What to produce:
Repeat word for word the lines from the top of the records through the line containing "plt.rcParams['font.family'] = ['Noto", and skip the pictures.

↓↓↓

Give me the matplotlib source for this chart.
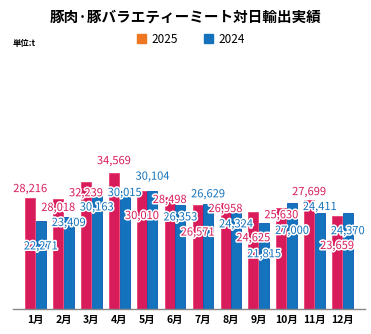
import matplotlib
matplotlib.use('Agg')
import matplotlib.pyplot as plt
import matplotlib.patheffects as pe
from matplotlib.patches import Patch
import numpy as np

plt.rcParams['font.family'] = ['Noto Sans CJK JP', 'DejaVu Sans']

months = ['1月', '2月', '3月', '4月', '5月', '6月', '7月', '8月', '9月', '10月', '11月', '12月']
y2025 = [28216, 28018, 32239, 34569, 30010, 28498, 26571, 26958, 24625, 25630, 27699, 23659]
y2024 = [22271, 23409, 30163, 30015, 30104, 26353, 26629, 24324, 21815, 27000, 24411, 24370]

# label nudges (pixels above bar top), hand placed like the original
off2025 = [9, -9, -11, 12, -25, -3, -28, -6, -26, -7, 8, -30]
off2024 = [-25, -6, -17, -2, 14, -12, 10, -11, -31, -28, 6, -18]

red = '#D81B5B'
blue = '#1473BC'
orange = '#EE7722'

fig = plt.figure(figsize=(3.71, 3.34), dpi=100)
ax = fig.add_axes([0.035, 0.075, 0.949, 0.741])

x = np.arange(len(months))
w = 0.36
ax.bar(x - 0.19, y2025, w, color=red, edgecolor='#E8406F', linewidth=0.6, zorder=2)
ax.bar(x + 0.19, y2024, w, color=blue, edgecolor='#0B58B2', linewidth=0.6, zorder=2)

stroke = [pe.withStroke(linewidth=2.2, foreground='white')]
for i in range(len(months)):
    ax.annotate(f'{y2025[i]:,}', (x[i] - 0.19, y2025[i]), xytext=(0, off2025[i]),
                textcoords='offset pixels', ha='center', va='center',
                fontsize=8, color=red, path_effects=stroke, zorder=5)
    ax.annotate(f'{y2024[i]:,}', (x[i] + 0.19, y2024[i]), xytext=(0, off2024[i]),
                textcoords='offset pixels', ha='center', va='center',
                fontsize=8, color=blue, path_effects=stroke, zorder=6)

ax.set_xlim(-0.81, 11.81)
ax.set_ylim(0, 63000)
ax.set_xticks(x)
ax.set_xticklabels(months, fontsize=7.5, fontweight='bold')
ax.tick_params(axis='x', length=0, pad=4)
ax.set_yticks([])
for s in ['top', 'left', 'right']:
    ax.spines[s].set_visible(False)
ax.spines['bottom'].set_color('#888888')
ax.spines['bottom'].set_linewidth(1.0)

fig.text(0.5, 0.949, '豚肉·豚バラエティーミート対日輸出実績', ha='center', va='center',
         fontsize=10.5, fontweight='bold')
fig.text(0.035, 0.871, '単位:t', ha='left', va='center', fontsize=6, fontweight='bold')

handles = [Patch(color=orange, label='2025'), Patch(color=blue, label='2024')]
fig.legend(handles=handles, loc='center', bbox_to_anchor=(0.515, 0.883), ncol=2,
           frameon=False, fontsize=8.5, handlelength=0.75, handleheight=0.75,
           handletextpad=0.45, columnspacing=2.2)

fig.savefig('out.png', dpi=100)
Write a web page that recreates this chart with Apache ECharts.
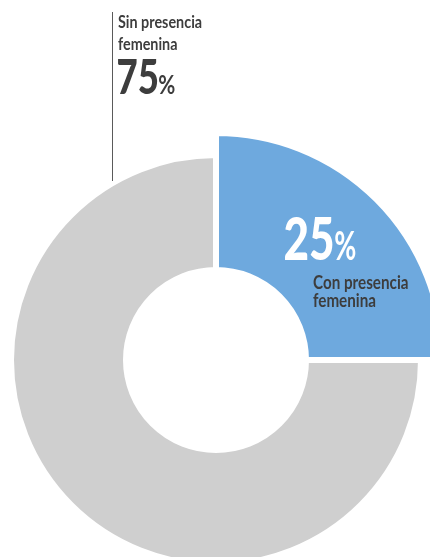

↑↑↑

Response:
Give me the matplotlib source for this chart.
import matplotlib
matplotlib.use('Agg')
import matplotlib.pyplot as plt
import matplotlib.patheffects as pe
from matplotlib.patches import Patch
import numpy as np

plt.rcParams['font.family'] = ['Noto Sans CJK JP', 'DejaVu Sans']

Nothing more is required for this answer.